_PROMPT_: Will you quote precisely the lines that run from the top of the material below to the line containing "3.81, 3.785, 3.815];", both ends included?

_DATA BLOCK_:
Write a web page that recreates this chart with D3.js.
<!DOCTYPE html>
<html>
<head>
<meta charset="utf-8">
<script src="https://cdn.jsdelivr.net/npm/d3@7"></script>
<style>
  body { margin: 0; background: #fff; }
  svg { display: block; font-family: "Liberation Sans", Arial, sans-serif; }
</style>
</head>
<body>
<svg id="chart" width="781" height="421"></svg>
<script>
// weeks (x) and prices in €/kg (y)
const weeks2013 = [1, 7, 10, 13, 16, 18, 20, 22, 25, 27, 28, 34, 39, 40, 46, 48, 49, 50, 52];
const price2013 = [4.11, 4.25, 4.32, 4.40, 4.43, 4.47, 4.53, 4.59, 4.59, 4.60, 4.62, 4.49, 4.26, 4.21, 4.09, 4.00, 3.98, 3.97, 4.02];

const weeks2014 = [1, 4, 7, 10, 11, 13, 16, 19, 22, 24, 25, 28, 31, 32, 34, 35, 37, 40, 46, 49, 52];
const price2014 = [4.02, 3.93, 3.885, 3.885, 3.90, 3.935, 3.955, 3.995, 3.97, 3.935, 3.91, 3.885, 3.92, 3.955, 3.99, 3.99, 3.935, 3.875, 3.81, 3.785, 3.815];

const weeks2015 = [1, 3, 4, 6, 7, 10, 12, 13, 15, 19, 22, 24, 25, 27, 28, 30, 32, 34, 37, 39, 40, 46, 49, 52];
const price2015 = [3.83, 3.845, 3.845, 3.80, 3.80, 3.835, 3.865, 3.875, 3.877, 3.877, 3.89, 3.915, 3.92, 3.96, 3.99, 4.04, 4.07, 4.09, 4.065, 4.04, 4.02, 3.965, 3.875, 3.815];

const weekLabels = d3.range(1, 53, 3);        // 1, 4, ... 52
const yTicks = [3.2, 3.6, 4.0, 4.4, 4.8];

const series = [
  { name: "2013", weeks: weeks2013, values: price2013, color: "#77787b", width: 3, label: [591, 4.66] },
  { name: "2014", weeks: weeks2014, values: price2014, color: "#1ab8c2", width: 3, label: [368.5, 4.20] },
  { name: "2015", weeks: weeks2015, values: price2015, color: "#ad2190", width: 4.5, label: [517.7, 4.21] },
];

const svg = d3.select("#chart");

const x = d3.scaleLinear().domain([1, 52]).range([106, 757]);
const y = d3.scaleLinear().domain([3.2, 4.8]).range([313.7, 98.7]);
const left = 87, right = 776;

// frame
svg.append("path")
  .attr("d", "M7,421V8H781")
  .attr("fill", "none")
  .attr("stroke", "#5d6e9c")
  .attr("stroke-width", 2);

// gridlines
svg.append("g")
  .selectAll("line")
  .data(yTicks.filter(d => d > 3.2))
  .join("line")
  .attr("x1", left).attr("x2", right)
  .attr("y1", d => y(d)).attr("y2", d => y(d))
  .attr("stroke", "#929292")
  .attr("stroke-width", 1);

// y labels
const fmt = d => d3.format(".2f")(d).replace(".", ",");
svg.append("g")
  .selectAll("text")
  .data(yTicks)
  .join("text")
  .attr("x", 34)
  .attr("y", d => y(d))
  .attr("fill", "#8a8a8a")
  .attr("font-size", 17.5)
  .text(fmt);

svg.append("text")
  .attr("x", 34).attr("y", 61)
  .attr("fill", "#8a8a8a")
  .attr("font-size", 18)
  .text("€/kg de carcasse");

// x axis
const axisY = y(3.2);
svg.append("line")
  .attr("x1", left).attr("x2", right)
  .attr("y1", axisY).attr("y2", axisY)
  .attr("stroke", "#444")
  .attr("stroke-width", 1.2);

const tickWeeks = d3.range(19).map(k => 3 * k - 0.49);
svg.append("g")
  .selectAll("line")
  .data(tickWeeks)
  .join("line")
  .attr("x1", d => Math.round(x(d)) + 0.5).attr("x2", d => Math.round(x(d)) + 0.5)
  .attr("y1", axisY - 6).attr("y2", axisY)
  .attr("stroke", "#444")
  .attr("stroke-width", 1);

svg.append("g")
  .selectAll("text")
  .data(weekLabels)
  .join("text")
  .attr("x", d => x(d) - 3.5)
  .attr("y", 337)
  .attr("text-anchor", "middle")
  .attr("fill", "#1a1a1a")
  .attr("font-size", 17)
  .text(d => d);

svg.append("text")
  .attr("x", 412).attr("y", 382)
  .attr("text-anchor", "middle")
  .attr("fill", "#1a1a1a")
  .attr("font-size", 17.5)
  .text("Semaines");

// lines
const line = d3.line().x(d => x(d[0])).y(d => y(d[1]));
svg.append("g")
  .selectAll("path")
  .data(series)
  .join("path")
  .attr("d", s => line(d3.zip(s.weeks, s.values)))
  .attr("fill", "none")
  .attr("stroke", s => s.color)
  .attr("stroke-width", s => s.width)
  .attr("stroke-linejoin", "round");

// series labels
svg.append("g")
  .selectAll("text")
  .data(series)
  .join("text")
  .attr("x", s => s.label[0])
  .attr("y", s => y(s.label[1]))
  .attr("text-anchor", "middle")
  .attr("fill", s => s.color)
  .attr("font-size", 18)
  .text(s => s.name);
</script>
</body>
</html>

_FINAL ANSWER_:
Write a web page that recreates this chart with D3.js.
<!DOCTYPE html>
<html>
<head>
<meta charset="utf-8">
<script src="https://cdn.jsdelivr.net/npm/d3@7"></script>
<style>
  body { margin: 0; background: #fff; }
  svg { display: block; font-family: "Liberation Sans", Arial, sans-serif; }
</style>
</head>
<body>
<svg id="chart" width="781" height="421"></svg>
<script>
// weeks (x) and prices in €/kg (y)
const weeks2013 = [1, 7, 10, 13, 16, 18, 20, 22, 25, 27, 28, 34, 39, 40, 46, 48, 49, 50, 52];
const price2013 = [4.11, 4.25, 4.32, 4.40, 4.43, 4.47, 4.53, 4.59, 4.59, 4.60, 4.62, 4.49, 4.26, 4.21, 4.09, 4.00, 3.98, 3.97, 4.02];

const weeks2014 = [1, 4, 7, 10, 11, 13, 16, 19, 22, 24, 25, 28, 31, 32, 34, 35, 37, 40, 46, 49, 52];
const price2014 = [4.02, 3.93, 3.885, 3.885, 3.90, 3.935, 3.955, 3.995, 3.97, 3.935, 3.91, 3.885, 3.92, 3.955, 3.99, 3.99, 3.935, 3.875, 3.81, 3.785, 3.815];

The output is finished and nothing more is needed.